In this season of right-wing reaction, the notion of American Exceptionalism has become  yet another issue of conservative grievance.  Most particularly  Newt Gingrich and Sarah Palin have talked of the pre-eminent grace with which our country has been bestowed.  They have railed at anyone who deems to question this central tenet of the right-wing mind.
When I think of American Exceptionalism I do not only think about some of our founders (who were so utterly NOT like their Tea Party appropriators)  but  I’m also inclined to think of figures that I’m sure wouldn’t quite figure that highly in the minds of a Gingrich or Palin.  To me American Exceptionalism means Whitman, Melville, Faulkner, Ginsburg, Graham, Cunningham,  Pollock, Newman, Judd, Berry, Brown, Dylan, Davis,  Ives, Reich, Riley, Wright,  and Kahn to name just a few.  
In the realm of the visual arts, America’s grand contribution to western culture continues to center on Abstract Expressionism.   At New York’s MoMA, the temple of high modernism, the museum was able to mount a hefty show of large paintings  and drawings  soley from the museum’s holdings.  As a whole, the exhibition contains some wonderful paintings and is worth the visit just for these, but it also reveals the foibles of museum collecting and the establishment of a canon.
One thing that leaps out on first viewing this exhibition is that Jackson Pollock was a great painter even before his breakthrough drip paintings.  The big Pollock retrospective of 1998 was perhaps too big a survey, too overwhelming, whereas this informal survey of about 18 paintings testifies to Pollock’s rightful preeminence in American art.  The same can be said for his fellow radical painter, Barnett Newman who also gets his own gallery at MoMA.  It is exhiliarating to see Vir Heroicus Sublimis next to The Wild (1950).  The former  an 18 foot wide painting while the latter is about 1 5/8 inches wide by 83 inches tall.  That no one had ever dared to make a painting like The Wild  before would mean nothing if the painting itself were not  so stunning in its simplicity,  power and beauty. 
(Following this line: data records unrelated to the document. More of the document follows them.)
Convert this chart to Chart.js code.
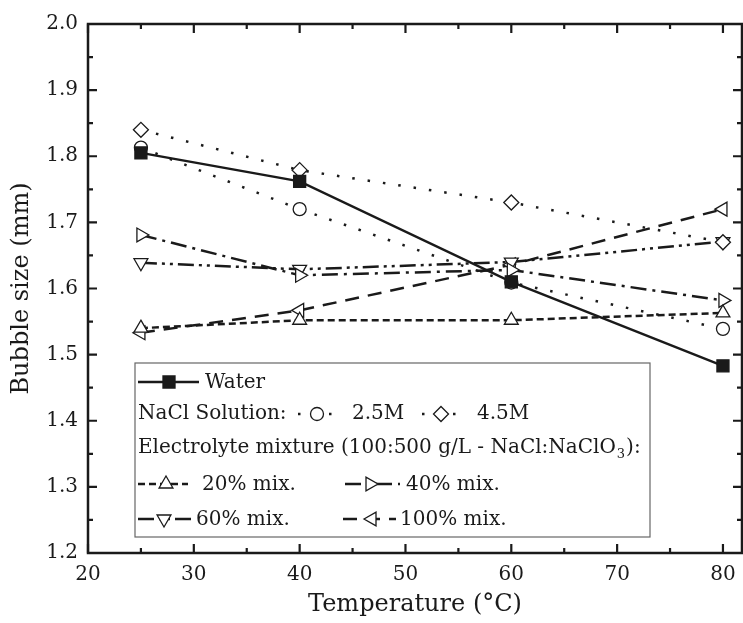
<!DOCTYPE html>
<html>
<head>
<meta charset="utf-8">
<script src="https://cdn.jsdelivr.net/npm/chart.js@4.4.0/dist/chart.umd.min.js"></script>
<style>
  html, body { margin: 0; padding: 0; background: #fff; }
  #wrap { width: 743px; height: 623px; }
</style>
</head>
<body>
<div id="wrap"><canvas id="myChart"></canvas></div>
<script>
let temps = [25, 40, 60, 80];
let water = [1.805, 1.762, 1.61, 1.483];
let nacl25 = [1.813, 1.72, 1.609, 1.539];
let nacl45 = [1.84, 1.779, 1.73, 1.67];
let mix20 = [1.54, 1.552, 1.552, 1.563];
let mix40 = [1.681, 1.62, 1.628, 1.582];
let mix60 = [1.639, 1.629, 1.64, 1.671];
let mix100 = [1.533, 1.567, 1.636, 1.72];
let xTicks = [20, 30, 40, 50, 60, 70, 80];
let yTicks = [1.2, 1.3, 1.4, 1.5, 1.6, 1.7, 1.8, 1.9, 2.0];

let ink = '#1a1a1a';
let serif = '"DejaVu Serif", "Liberation Serif", serif';

function series(label, vals, dash, style, rot, radius, fill, width) {
  return {
    label: label,
    data: temps.map((t, i) => ({ x: t, y: vals[i] })),
    borderColor: ink,
    borderWidth: width,
    borderDash: dash,
    pointStyle: style,
    pointRotation: rot,
    pointRadius: radius,
    pointHoverRadius: radius,
    pointBackgroundColor: fill,
    pointBorderColor: ink,
    pointBorderWidth: 1.3,
    fill: false,
    tension: 0
  };
}

let sets = [
  series('Water', water, [], 'rect', 0, 8.5, ink, 2.4),
  series('2.5M', nacl25, [2.5, 13], 'circle', 0, 6.5, '#fff', 2.5),
  series('4.5M', nacl45, [2.5, 13], 'rectRot', 0, 7.5, '#fff', 2.5),
  series('20% mix.', mix20, [7, 4], 'triangle', 0, 8, '#fff', 2.5),
  series('40% mix.', mix40, [16, 6, 3, 6], 'triangle', 90, 8, '#fff', 2.5),
  series('60% mix.', mix60, [16, 5, 3, 5, 3, 5], 'triangle', 180, 8, '#fff', 2.5),
  series('100% mix.', mix100, [14, 9], 'triangle', 270, 8, '#fff', 2.5)
];

function drawMarker(ctx, ds, x, y) {
  let r = ds.pointRadius;
  ctx.save();
  ctx.setLineDash([]);
  ctx.lineWidth = ds.pointBorderWidth;
  ctx.strokeStyle = ds.pointBorderColor;
  ctx.fillStyle = ds.pointBackgroundColor;
  ctx.beginPath();
  if (ds.pointStyle === 'circle') {
    ctx.arc(x, y, r, 0, Math.PI * 2);
  } else if (ds.pointStyle === 'rect') {
    let s = r * Math.SQRT1_2;
    ctx.rect(x - s, y - s, 2 * s, 2 * s);
  } else if (ds.pointStyle === 'rectRot') {
    ctx.moveTo(x, y - r); ctx.lineTo(x + r, y); ctx.lineTo(x, y + r); ctx.lineTo(x - r, y);
  } else {
    let a = ds.pointRotation * Math.PI / 180;
    for (let k = 0; k < 3; k++) {
      let px = x + Math.sin(a) * r, py = y - Math.cos(a) * r;
      if (k === 0) ctx.moveTo(px, py); else ctx.lineTo(px, py);
      a += 2 * Math.PI / 3;
    }
  }
  ctx.closePath();
  ctx.fill();
  ctx.stroke();
  ctx.restore();
}

function sample(ctx, ds, x0, x1, mx, y) {
  ctx.save();
  ctx.strokeStyle = ink;
  ctx.lineWidth = ds.borderWidth;
  ctx.setLineDash(ds.borderDash);
  ctx.beginPath();
  ctx.moveTo(x0, y);
  ctx.lineTo(x1, y);
  ctx.stroke();
  ctx.restore();
  drawMarker(ctx, ds, mx, y);
}

let frame = {
  id: 'frame',
  afterDraw(chart) {
    let ctx = chart.ctx;
    let a = chart.chartArea;
    let xs = chart.scales.x, ys = chart.scales.y;
    ctx.save();
    ctx.strokeStyle = ink;
    ctx.lineWidth = 2.5;
    ctx.strokeRect(a.left, a.top, a.right - a.left, a.bottom - a.top);
    ctx.lineWidth = 2.2;
    ctx.beginPath();
    for (let v = 20; v <= 80; v += 5) {
      let px = xs.getPixelForValue(v);
      let len = v % 10 === 0 ? 9 : 5;
      ctx.moveTo(px, a.bottom); ctx.lineTo(px, a.bottom - len);
      ctx.moveTo(px, a.top); ctx.lineTo(px, a.top + len);
    }
    for (let i = 0; i <= 16; i++) {
      let v = 1.2 + i * 0.05;
      let py = ys.getPixelForValue(v);
      let len = i % 2 === 0 ? 9 : 5;
      ctx.moveTo(a.left, py); ctx.lineTo(a.left + len, py);
      ctx.moveTo(a.right, py); ctx.lineTo(a.right - len, py);
    }
    ctx.stroke();

    // legend box
    let bx = 135, by = 363, bw = 515, bh = 174;
    ctx.fillStyle = '#fff';
    ctx.fillRect(bx, by, bw, bh);
    ctx.strokeStyle = '#666';
    ctx.lineWidth = 1.2;
    ctx.strokeRect(bx, by, bw, bh);

    let d = chart.data.datasets;
    let f = '20px ' + serif;
    ctx.fillStyle = ink;
    ctx.font = f;
    ctx.textBaseline = 'middle';
    ctx.textAlign = 'left';

    sample(ctx, d[0], 138, 199, 169, 382);
    ctx.fillText('Water', 205, 383);

    ctx.fillText('NaCl Solution:', 138, 414);
    sample(ctx, d[1], 298, 333, 317, 414);
    ctx.fillText('2.5M', 352, 414);
    sample(ctx, d[2], 422, 458, 441, 414);
    ctx.fillText('4.5M', 477, 414);

    let t1 = 'Electrolyte mixture (100:500 g/L - NaCl:NaClO';
    ctx.fillText(t1, 138, 448);
    let w1 = ctx.measureText(t1).width;
    ctx.font = '13px ' + serif;
    ctx.fillText('3', 138 + w1 + 1, 455);
    let w2 = ctx.measureText('3').width;
    ctx.font = f;
    ctx.fillText('):', 138 + w1 + w2 + 2, 448);

    sample(ctx, d[3], 138, 188, 166, 484);
    ctx.fillText('20% mix.', 202, 485);
    sample(ctx, d[4], 345, 400, 370, 484);
    ctx.fillText('40% mix.', 406, 485);

    sample(ctx, d[5], 138, 192, 164, 519);
    ctx.fillText('60% mix.', 196, 520);
    sample(ctx, d[6], 343, 396, 372, 519);
    ctx.fillText('100% mix.', 400, 520);
    ctx.restore();
  }
};

let mychart = document.getElementById('myChart');

let chart = new Chart(mychart, {
  type: 'line',
  data: { datasets: sets },
  plugins: [frame],
  options: {
    responsive: true,
    maintainAspectRatio: false,
    animation: false,
    layout: { autoPadding: false, padding: { top: 24, right: 1, left: 0, bottom: 0 } },
    plugins: { legend: { display: false }, tooltip: { enabled: false } },
    scales: {
      x: {
        type: 'linear',
        min: 20,
        max: 81.8,
        grid: { display: false, drawTicks: false },
        border: { display: false },
        afterBuildTicks: s => { s.ticks = xTicks.map(v => ({ value: v })); },
        afterFit: s => { s.height = 70; s.paddingRight = 0; s.paddingLeft = 0; },
        ticks: { color: ink, font: { family: serif, size: 20 }, padding: 10, autoSkip: false, maxRotation: 0 },
        title: { display: true, text: 'Temperature (°C)', color: ink, font: { family: serif, size: 24 }, padding: { top: 0, bottom: 4 } }
      },
      y: {
        min: 1.2,
        max: 2.0,
        grid: { display: false, drawTicks: false },
        border: { display: false },
        afterBuildTicks: s => { s.ticks = yTicks.map(v => ({ value: v })); },
        afterFit: s => { s.width = 88; },
        ticks: { color: ink, font: { family: serif, size: 20 }, padding: 10, callback: v => v.toFixed(1) },
        title: { display: true, text: 'Bubble size (mm)', color: ink, font: { family: serif, size: 24 }, padding: { top: 7, bottom: 7 } }
      }
    }
  }
});
</script>
</body>
</html>
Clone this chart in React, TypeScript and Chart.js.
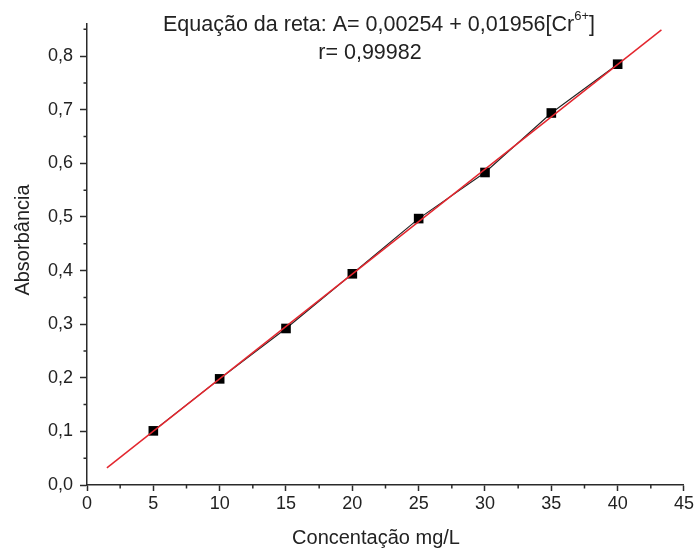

Unfortunately, the Mark Rothko room is not up to the same quality as Pollock and Newman’s.   Los Angeles MoCA has the best Rothkos on earth thanks to the late Count Panza.  The Rothko room has too many eccentric and uneven Rothkos. Rothko seems to have been slightly dislodged by Newman on top of the color field wing of Abstract Expressionism.  After being rejected by his fellow Abstract Expressionists (except for Pollock) Newman's cause was first picked up  by Greenberg, then Judd and Flavin, then more recently Yves Alain-Bois and MoMA curator Anne Temkin who curated Newman’s ravishing 2002 retrospective at the Philadelphia Museum of Art. That other god of AbEx, Willem deKooning is unfortuantely represented by only a few works at the MoMA. 
Besides the major stars  it is unfortunate that we did not see more of the much maligned second generation Abstract Expressionists.  One of my favorite shows as a new student of art in the 1980s was at the Newport Harbor Art Museum  in Newport Beach.  The show featured the work of the second generation--Alfred Leslie, Al Held, Michael Goldberg, Norman Blum, Grace Hartigan and Joan Mitchell.   These were the artists who rejected the march of history towards post-painterly abstraction as outlined by Clement Greenberg.  But just because they weren’t in the vanguard of new painting doesn’t mean that they weren’t making some very good art.  Goldberg and Leslie are represented by excellent examples of their work, but there is no Al Held and some mediocre Hartigans and Blums.  
One also wishes there were more Ad Reinhardt’s and really more suprises from the storage bins, but there’s not.  Anything really great is already usually up full-time at the MoMA.   
One of the best parts of this show are the accompanying on-line videos outlining how each of the major abstract expressionist artists made their work;   created by Corey D’Augustine (an independent conservator and educator) they are a wonderful addition to the educating of the audience for art.